Which lines include the word "this"? Copy each of them.

- [Extracted records]:
━━━━━━━━

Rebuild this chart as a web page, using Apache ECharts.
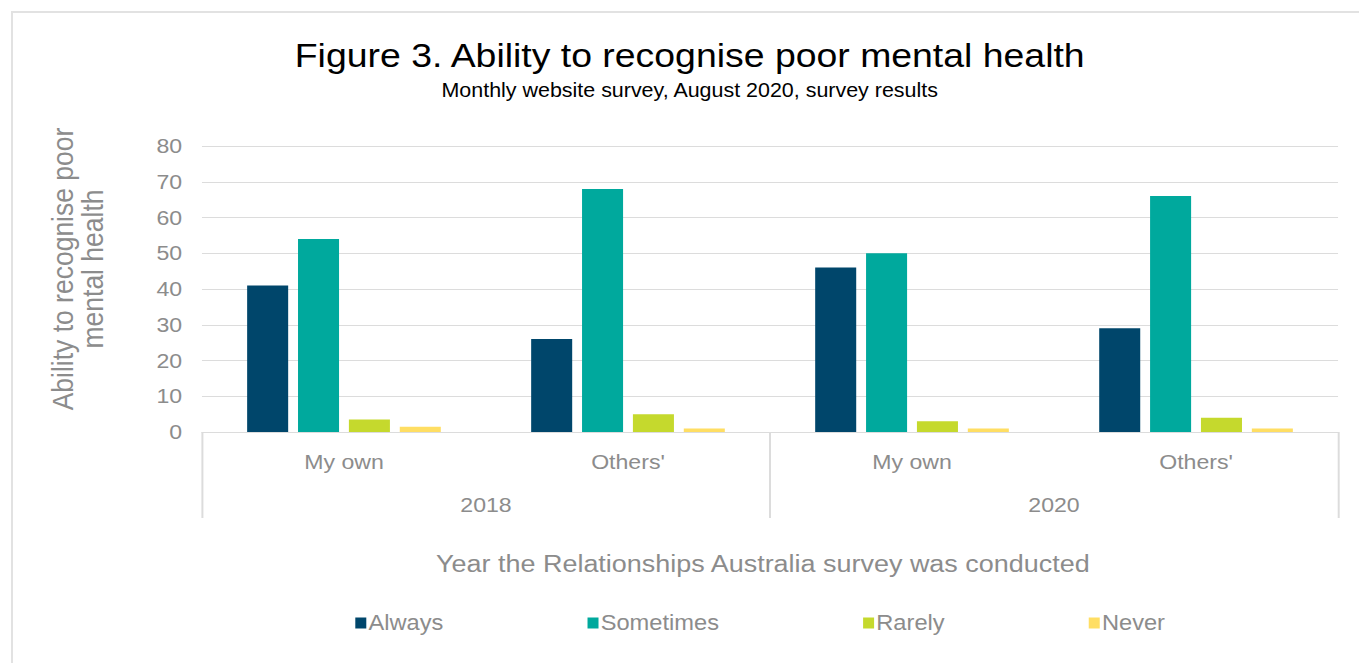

━━━━━━━━

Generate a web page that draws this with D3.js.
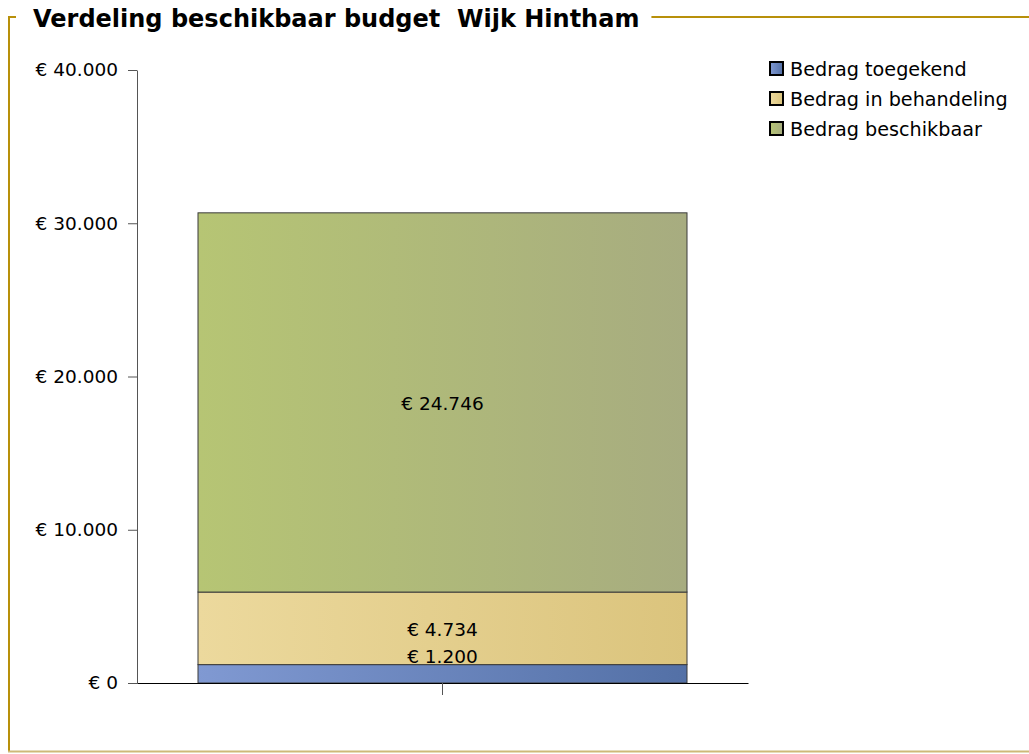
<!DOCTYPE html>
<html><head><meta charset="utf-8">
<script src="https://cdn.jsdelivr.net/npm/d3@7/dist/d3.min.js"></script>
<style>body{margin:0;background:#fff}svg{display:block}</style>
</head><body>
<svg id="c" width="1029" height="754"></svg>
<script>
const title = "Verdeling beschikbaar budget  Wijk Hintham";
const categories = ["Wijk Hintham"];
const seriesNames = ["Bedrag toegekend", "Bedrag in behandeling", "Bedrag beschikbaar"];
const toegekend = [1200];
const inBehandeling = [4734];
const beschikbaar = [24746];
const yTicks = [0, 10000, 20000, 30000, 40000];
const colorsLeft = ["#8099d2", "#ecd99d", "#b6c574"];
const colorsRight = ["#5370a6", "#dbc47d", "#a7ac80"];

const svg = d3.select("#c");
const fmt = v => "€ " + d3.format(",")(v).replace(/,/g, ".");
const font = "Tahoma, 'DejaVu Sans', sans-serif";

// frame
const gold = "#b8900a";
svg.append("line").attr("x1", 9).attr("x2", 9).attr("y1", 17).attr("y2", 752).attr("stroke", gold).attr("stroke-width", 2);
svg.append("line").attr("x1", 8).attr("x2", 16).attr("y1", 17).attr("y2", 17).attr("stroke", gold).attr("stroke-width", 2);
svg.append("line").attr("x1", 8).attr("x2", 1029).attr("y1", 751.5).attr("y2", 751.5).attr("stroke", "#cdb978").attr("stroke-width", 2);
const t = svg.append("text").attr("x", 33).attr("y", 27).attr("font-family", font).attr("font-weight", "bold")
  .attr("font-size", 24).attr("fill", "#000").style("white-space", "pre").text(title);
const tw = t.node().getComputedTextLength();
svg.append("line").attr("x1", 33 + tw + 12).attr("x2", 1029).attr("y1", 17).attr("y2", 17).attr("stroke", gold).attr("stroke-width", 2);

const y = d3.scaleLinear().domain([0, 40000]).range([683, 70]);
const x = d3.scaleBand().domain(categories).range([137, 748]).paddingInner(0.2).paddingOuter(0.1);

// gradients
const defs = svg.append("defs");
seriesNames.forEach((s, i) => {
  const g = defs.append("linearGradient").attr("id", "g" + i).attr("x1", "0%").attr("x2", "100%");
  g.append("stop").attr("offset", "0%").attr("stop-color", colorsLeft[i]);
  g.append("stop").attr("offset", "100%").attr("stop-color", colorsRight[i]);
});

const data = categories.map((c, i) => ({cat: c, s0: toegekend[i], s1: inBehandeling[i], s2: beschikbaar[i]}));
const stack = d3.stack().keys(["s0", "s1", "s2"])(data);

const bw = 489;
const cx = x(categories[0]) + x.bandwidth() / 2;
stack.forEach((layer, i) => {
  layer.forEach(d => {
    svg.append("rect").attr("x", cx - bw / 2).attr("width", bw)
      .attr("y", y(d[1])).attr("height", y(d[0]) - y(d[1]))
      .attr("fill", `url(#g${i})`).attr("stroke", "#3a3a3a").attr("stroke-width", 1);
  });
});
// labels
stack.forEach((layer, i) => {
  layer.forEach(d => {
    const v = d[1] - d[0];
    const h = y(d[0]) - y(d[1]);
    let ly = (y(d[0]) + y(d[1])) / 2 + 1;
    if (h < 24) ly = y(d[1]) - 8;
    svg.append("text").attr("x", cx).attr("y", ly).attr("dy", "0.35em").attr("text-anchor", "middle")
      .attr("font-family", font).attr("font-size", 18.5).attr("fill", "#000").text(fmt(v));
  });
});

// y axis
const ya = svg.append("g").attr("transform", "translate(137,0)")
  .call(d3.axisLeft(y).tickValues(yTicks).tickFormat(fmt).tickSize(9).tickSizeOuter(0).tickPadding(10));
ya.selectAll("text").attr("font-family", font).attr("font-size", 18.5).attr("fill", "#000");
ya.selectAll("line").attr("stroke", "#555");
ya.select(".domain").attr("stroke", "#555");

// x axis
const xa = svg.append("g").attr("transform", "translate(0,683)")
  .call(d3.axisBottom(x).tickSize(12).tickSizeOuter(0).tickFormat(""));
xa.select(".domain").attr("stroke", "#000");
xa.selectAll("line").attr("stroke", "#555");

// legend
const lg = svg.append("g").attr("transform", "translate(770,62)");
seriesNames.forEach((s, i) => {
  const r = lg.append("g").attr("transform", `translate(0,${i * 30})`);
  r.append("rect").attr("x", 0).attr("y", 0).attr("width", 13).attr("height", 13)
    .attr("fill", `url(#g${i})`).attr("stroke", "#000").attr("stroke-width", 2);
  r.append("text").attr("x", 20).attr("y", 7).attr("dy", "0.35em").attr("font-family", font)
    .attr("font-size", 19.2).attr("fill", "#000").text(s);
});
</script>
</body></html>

━━━━━━━━

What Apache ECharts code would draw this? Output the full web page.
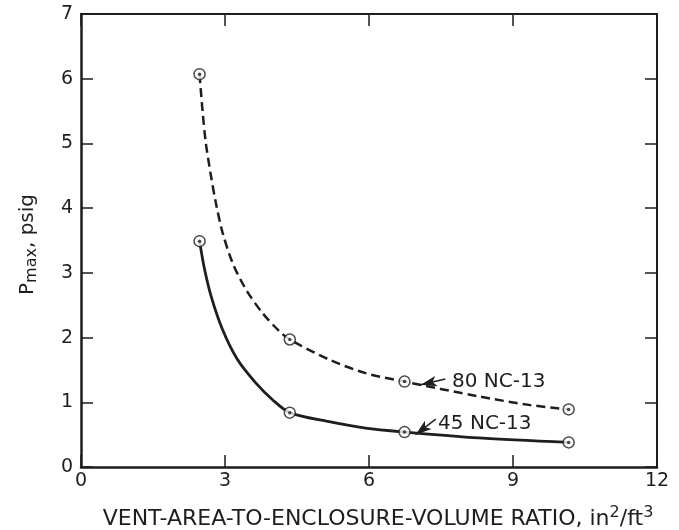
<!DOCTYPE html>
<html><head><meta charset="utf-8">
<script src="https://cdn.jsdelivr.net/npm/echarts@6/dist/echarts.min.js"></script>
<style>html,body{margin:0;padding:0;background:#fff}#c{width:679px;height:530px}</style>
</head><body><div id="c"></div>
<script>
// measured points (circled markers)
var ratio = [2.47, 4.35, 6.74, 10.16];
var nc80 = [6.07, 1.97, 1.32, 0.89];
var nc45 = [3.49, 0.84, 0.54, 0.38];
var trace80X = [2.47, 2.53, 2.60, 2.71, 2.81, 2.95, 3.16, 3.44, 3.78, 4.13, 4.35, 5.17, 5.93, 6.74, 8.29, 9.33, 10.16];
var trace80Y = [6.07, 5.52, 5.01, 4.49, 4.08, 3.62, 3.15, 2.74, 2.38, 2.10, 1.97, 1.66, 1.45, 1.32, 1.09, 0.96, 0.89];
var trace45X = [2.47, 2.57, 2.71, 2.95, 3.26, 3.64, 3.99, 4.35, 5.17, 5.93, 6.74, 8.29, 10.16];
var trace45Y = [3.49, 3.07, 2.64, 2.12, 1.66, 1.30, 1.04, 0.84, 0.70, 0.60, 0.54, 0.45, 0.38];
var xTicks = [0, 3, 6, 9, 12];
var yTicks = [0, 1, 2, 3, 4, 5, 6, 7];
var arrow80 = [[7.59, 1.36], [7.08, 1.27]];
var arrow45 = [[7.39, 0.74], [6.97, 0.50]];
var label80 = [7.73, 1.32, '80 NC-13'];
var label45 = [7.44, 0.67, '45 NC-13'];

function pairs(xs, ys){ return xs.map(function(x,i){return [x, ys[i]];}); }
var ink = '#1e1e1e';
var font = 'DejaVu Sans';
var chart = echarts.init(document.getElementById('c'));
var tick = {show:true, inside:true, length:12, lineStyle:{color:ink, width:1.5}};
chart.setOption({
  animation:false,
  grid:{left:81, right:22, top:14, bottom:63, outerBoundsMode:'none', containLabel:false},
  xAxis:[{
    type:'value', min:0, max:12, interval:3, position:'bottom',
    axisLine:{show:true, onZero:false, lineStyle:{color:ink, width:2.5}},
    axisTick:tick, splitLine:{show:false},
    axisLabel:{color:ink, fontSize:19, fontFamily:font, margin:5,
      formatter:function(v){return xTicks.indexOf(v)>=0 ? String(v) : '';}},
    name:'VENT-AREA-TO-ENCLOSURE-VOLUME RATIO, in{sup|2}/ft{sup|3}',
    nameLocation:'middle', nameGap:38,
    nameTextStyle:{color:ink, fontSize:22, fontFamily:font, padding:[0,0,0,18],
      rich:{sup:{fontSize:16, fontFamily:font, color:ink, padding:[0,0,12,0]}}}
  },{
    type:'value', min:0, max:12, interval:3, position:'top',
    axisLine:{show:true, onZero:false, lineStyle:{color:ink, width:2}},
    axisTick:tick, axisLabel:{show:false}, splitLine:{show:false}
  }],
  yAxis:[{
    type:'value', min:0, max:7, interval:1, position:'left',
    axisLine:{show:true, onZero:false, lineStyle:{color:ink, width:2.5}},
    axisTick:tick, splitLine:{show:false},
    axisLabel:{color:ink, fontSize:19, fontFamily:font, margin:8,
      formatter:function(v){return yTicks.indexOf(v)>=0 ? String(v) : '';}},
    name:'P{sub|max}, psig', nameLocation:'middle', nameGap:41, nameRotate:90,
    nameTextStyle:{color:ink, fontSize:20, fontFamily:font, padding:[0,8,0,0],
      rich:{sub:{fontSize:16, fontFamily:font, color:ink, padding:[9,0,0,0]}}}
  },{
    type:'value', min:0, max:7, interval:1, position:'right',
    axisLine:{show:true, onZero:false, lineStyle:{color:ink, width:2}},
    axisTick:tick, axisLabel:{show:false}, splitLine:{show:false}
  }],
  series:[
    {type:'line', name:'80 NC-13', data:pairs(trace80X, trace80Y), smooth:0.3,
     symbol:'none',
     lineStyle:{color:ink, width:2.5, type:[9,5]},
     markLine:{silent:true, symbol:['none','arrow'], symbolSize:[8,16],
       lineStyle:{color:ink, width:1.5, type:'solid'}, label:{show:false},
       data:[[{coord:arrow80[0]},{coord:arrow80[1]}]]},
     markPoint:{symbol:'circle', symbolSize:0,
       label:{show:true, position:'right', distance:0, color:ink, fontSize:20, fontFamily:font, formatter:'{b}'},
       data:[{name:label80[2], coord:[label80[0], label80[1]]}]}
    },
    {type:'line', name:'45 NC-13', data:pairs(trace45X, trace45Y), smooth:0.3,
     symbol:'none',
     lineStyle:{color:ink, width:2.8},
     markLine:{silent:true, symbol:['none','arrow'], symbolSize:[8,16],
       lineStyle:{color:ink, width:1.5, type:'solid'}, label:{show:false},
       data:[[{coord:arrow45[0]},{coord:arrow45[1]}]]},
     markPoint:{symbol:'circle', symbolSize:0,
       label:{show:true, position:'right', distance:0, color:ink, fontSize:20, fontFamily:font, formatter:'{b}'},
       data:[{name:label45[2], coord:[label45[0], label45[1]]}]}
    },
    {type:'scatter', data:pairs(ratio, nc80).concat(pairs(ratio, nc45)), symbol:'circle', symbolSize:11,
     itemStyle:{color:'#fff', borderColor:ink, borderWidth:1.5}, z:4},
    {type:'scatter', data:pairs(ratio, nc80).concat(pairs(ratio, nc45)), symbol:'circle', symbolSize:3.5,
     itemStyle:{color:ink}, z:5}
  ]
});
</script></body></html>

━━━━━━━━

- [Worked solution]:
Rebuild this chart as a web page, using Apache ECharts.
Generate a web page that draws this with D3.js.
What Apache ECharts code would draw this? Output the full web page.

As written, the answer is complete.